Each line from the line with "Convert this chart to matplotlib code." to the line with "ax = fig.add_axes([71/761, 35/448, 700/761, 328/448])", inclusive, is to be repeated exactly; no other line and no picture belongs in the copy.

-- Begin ROWS --

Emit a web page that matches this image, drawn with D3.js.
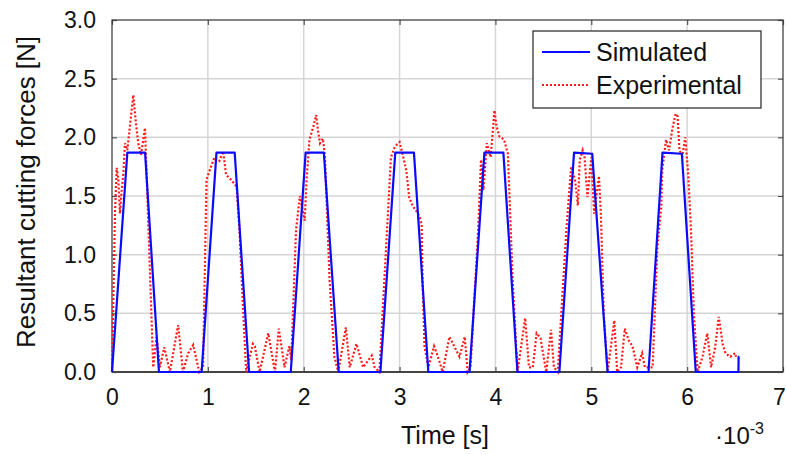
<!DOCTYPE html>
<html>
<head>
<meta charset="utf-8">
<script src="https://cdn.jsdelivr.net/npm/d3@7"></script>
<style>
  body { margin: 0; background: #fff; }
  text { font-family: "Liberation Sans", Arial, sans-serif; fill: #111; }
</style>
</head>
<body>
<div id="chart"></div>
<script>
// time in ms (axis shows x 10^-3 s), force in N
const simTime = [0, 0.16, 0.345, 0.49, 0.935, 1.09, 1.28, 1.43, 1.865, 2.02, 2.21, 2.365, 2.80, 2.955, 3.15, 3.30, 3.73, 3.885, 4.083, 4.23, 4.667, 4.82, 5.01, 5.17, 5.597, 5.743, 5.945, 6.09, 6.535, 6.537, 6.545];
const simForce = [0, 1.87, 1.87, 0, 0, 1.87, 1.87, 0, 0, 1.87, 1.87, 0, 0, 1.87, 1.87, 0, 0, 1.87, 1.87, 0, 0, 1.87, 1.86, 0, 0, 1.87, 1.86, 0, 0, 0.13, 0.13];

const expTime = [0, 0.031, 0.049, 0.066, 0.083, 0.101, 0.118, 0.135, 0.16, 0.194, 0.222, 0.25, 0.274, 0.302, 0.326, 0.344, 0.361, 0.43,
  0.465, 0.5, 0.545, 0.604, 0.69, 0.74, 0.795, 0.847, 0.91, 0.95, 0.986, 1.02, 1.07, 1.12, 1.16, 1.19, 1.23, 1.30, 1.33, 1.37, 1.40,
  1.47, 1.49, 1.54, 1.63, 1.70, 1.74, 1.80, 1.85, 1.87, 1.92, 1.96, 1.995, 2.01, 2.03, 2.06, 2.10, 2.13, 2.15, 2.17, 2.20, 2.22, 2.27, 2.32, 2.36,
  2.44, 2.48, 2.55, 2.62, 2.71, 2.74, 2.79, 2.86, 2.91, 2.95, 3.0, 3.03, 3.07, 3.10, 3.14, 3.17, 3.21, 3.23, 3.24, 3.26, 3.30,
  3.36, 3.40, 3.45, 3.52, 3.57, 3.625, 3.68, 3.71, 3.74, 3.82, 3.85, 3.875, 3.91, 3.95, 3.99, 4.01, 4.04, 4.09, 4.13, 4.18, 4.23,
  4.31, 4.35, 4.39, 4.43, 4.47, 4.53, 4.58, 4.61, 4.65, 4.74, 4.79, 4.83, 4.86, 4.88, 4.91, 4.93, 4.96, 5.0, 5.03, 5.08, 5.10, 5.13, 5.17,
  5.24, 5.27, 5.31, 5.35, 5.39, 5.43, 5.48, 5.53, 5.56, 5.64, 5.69, 5.73, 5.74, 5.78, 5.81, 5.85, 5.88, 5.90, 5.92, 5.95, 5.98, 6.01, 6.04, 6.07, 6.11,
  6.16, 6.21, 6.25, 6.29, 6.33, 6.37, 6.40, 6.45, 6.50, 6.51];
const expForce = [0, 1.35, 1.74, 1.64, 1.35, 1.55, 1.69, 1.95, 1.89, 2.15, 2.36, 2.12, 1.95, 1.85, 1.98, 2.08, 1.69, 0.04,
  0.30, 0.04, 0.21, 0, 0.40, 0, 0.16, 0.23, 0, 0.04, 1.64, 1.72, 1.83, 1.80, 1.88, 1.68, 1.65, 1.58, 1.21, 0.50, 0,
  0.24, 0.22, 0, 0.33, 0, 0.37, 0.04, 0.22, 0.10, 1.21, 1.50, 1.35, 1.29, 1.64, 1.98, 2.09, 2.19, 2.05, 1.95, 1.99, 1.85, 0.78, 0.13, 0,
  0.38, 0.04, 0.24, 0.04, 0.14, 0.04, 0, 1.07, 1.83, 1.92, 1.96, 1.86, 1.72, 1.49, 1.41, 1.38, 1.32, 1.26, 0.78, 0.22, 0.04,
  0.22, 0.13, 0, 0.30, 0.22, 0.13, 0.30, 0, 0.04, 1.21, 1.81, 1.55, 1.95, 1.83, 2.23, 2.10, 2.01, 1.98, 1.86, 0.78, 0,
  0.46, 0.04, 0.04, 0.33, 0.29, 0, 0.36, 0.04, 0, 1.21, 1.75, 1.64, 1.42, 1.81, 1.89, 1.83, 1.49, 1.83, 1.35, 1.67, 1.35, 0.50, 0,
  0.44, 0, 0.04, 0.37, 0.27, 0.22, 0.04, 0.16, 0.04, 0.04, 1.07, 1.41, 1.72, 1.98, 1.89, 2.09, 2.20, 2.18, 1.89, 1.84, 2.00, 1.70, 1.21, 0.50, 0,
  0.13, 0.33, 0.04, 0.20, 0.47, 0.24, 0.16, 0.13, 0.16, 0.13];

const xTicks = [0, 1, 2, 3, 4, 5, 6, 7];
const yTicks = [0, 0.5, 1, 1.5, 2, 2.5, 3];
const seriesNames = ["Simulated", "Experimental"];

const W = 787, H = 455;
const m = { left: 112, top: 20, right: 4, bottom: 83 };
const iw = W - m.left - m.right, ih = H - m.top - m.bottom;

const svg = d3.select("#chart").append("svg").attr("width", W).attr("height", H);
const g = svg.append("g").attr("transform", `translate(${m.left},${m.top})`);

const x = d3.scaleLinear().domain([0, 7]).range([0, iw]);
const y = d3.scaleLinear().domain([0, 3]).range([ih, 0]);

// grid
g.append("g").selectAll("line").data(xTicks.slice(1, -1)).join("line")
  .attr("x1", d => x(d)).attr("x2", d => x(d)).attr("y1", 0).attr("y2", ih)
  .attr("stroke", "#d6d6d6").attr("stroke-width", 1.5);
g.append("g").selectAll("line").data(yTicks.slice(1, -1)).join("line")
  .attr("y1", d => y(d)).attr("y2", d => y(d)).attr("x1", 0).attr("x2", iw)
  .attr("stroke", "#d6d6d6").attr("stroke-width", 1.5);

// axes (ticks point inwards)
const xAxis = g.append("g").attr("transform", `translate(0,${ih})`)
  .call(d3.axisBottom(x).tickValues(xTicks).tickFormat(d3.format("d")).tickSize(-5).tickPadding(17));
const yAxis = g.append("g")
  .call(d3.axisLeft(y).tickValues(yTicks).tickFormat(d3.format(".1f")).tickSize(-5).tickPadding(16));
g.append("g").attr("transform", `translate(${iw},0)`)
  .call(d3.axisRight(y).tickValues(yTicks).tickFormat("").tickSize(-5))
  .call(a => a.select(".domain").remove());
g.append("g")
  .call(d3.axisTop(x).tickValues(xTicks).tickFormat("").tickSize(-5))
  .call(a => a.select(".domain").remove());
g.selectAll(".tick line").attr("stroke", "#555").attr("stroke-width", 1.2);
[xAxis, yAxis].forEach(a => {
  a.select(".domain").remove();
  a.selectAll("text").attr("font-size", 23).attr("font-family", "Liberation Sans, Arial, sans-serif").attr("fill", "#111");
});
// last x label sits at the page edge; nudge it in a little
xAxis.selectAll(".tick text").filter(d => d === 7).attr("dx", -4);

// frame
g.append("rect").attr("width", iw).attr("height", ih)
  .attr("fill", "none").attr("stroke", "#333").attr("stroke-width", 1.2);
g.append("line").attr("x1", 0).attr("x2", iw).attr("y1", ih).attr("y2", ih)
  .attr("stroke", "#444").attr("stroke-width", 2);

// lines
const line = d3.line().x(d => x(d[0])).y(d => y(d[1]));
g.append("path").datum(expTime.map((t, i) => [t, expForce[i]]))
  .attr("fill", "none").attr("stroke", "#ff1a1a").attr("stroke-width", 2.2)
  .attr("stroke-dasharray", "2,2").attr("d", line);
g.append("path").datum(simTime.map((t, i) => [t, simForce[i]]))
  .attr("fill", "none").attr("stroke", "#0a0aff").attr("stroke-width", 2.2)
  .attr("stroke-linejoin", "round").attr("d", line);

// axis titles
svg.append("text").attr("x", 445).attr("y", 444).attr("text-anchor", "middle")
  .attr("font-size", 25).text("Time [s]");
const sc = svg.append("text").attr("x", 764).attr("y", 444).attr("text-anchor", "end").attr("font-size", 24);
sc.append("tspan").text("\u00b710");
sc.append("tspan").attr("font-size", 16).attr("dy", -10).text("-3");
svg.append("text").attr("transform", "translate(35,192) rotate(-90)").attr("text-anchor", "middle")
  .attr("font-size", 26).text("Resultant cutting forces [N]");

// legend
const lg = svg.append("g").attr("transform", "translate(533,31)");
lg.append("rect").attr("width", 228).attr("height", 77).attr("fill", "#fff")
  .attr("stroke", "#222").attr("stroke-width", 1.2);
const styles = [{ c: "#0a0aff", dash: null }, { c: "#ff1a1a", dash: "2,2" }];
seriesNames.forEach((n, i) => {
  const yy = 21 + i * 33;
  lg.append("line").attr("x1", 9).attr("x2", 57).attr("y1", yy).attr("y2", yy)
    .attr("stroke", styles[i].c).attr("stroke-width", 2.2).attr("stroke-dasharray", styles[i].dash);
  lg.append("text").attr("x", 63).attr("y", yy + 9).attr("font-size", 25).text(n);
});
</script>
</body>
</html>
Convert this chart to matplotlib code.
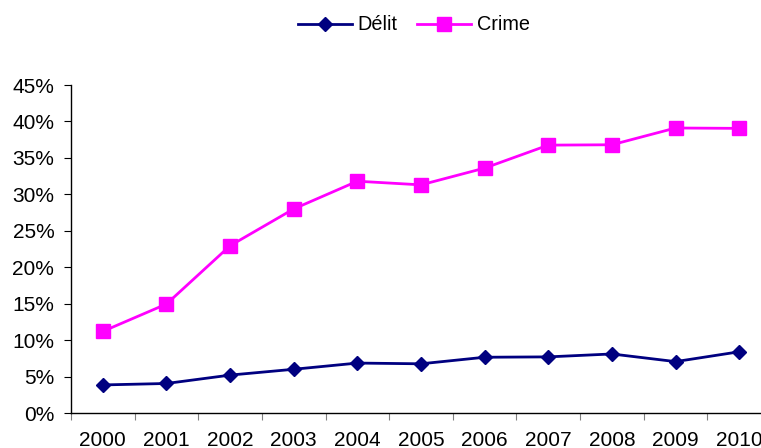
import numpy as np
import matplotlib.pyplot as plt
from matplotlib.ticker import FixedLocator, PercentFormatter

plt.rcParams['font.family'] = ['Liberation Sans', 'DejaVu Sans']

years = ['2000', '2001', '2002', '2003', '2004', '2005',
         '2006', '2007', '2008', '2009', '2010']
delit = [3.85, 4.05, 5.2, 6.0, 6.85, 6.75, 7.65, 7.7, 8.1, 7.05, 8.4]
crime = [11.2, 14.95, 22.95, 28.0, 31.8, 31.3, 33.6, 36.75, 36.8, 39.1, 39.05]

fig = plt.figure(figsize=(7.61, 4.48), dpi=100)
ax = fig.add_axes([71/761, 35/448, 700/761, 328/448])

x = np.arange(len(years))
l1, = ax.plot(x, delit, color='#000080', lw=2, marker='D', ms=7.5,
              label='Délit', clip_on=False, zorder=3)
l2, = ax.plot(x, crime, color='#FF00FF', lw=2, marker='s', ms=10.5,
              label='Crime', clip_on=False, zorder=3)

ax.set_xlim(-0.5, len(years) - 0.5)
ax.set_ylim(0, 45)
ax.set_yticks(np.arange(0, 46, 5))
ax.yaxis.set_major_formatter(PercentFormatter(decimals=0))

# tick marks between categories, labels at centres
ax.xaxis.set_major_locator(FixedLocator(np.arange(-0.5, len(years), 1)))
ax.xaxis.set_major_formatter(plt.NullFormatter())
ax.xaxis.set_minor_locator(FixedLocator(x))
ax.set_xticklabels(years, minor=True)
ax.tick_params(axis='x', which='minor', length=0, pad=13, labelsize=15)
ax.tick_params(axis='x', which='major', length=5, color='#808080', direction='out')
ax.tick_params(axis='y', length=5, direction='out', labelsize=15, pad=7)

for s in ['top', 'right']:
    ax.spines[s].set_visible(False)
ax.spines['left'].set_linewidth(1)
ax.spines['bottom'].set_linewidth(1)

fig.legend(handles=[l1, l2], loc='center', bbox_to_anchor=(414/761, 1 - 25/448),
           ncol=2, frameon=False, fontsize=14.3, handlelength=2.7,
           columnspacing=1.0, handletextpad=0.3)

fig.savefig('out.png', dpi=100)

-- End ROWS --

- [FINISHED TASK]:
Convert this chart to matplotlib code.
import numpy as np
import matplotlib.pyplot as plt
from matplotlib.ticker import FixedLocator, PercentFormatter

plt.rcParams['font.family'] = ['Liberation Sans', 'DejaVu Sans']

years = ['2000', '2001', '2002', '2003', '2004', '2005',
         '2006', '2007', '2008', '2009', '2010']
delit = [3.85, 4.05, 5.2, 6.0, 6.85, 6.75, 7.65, 7.7, 8.1, 7.05, 8.4]
crime = [11.2, 14.95, 22.95, 28.0, 31.8, 31.3, 33.6, 36.75, 36.8, 39.1, 39.05]

fig = plt.figure(figsize=(7.61, 4.48), dpi=100)
ax = fig.add_axes([71/761, 35/448, 700/761, 328/448])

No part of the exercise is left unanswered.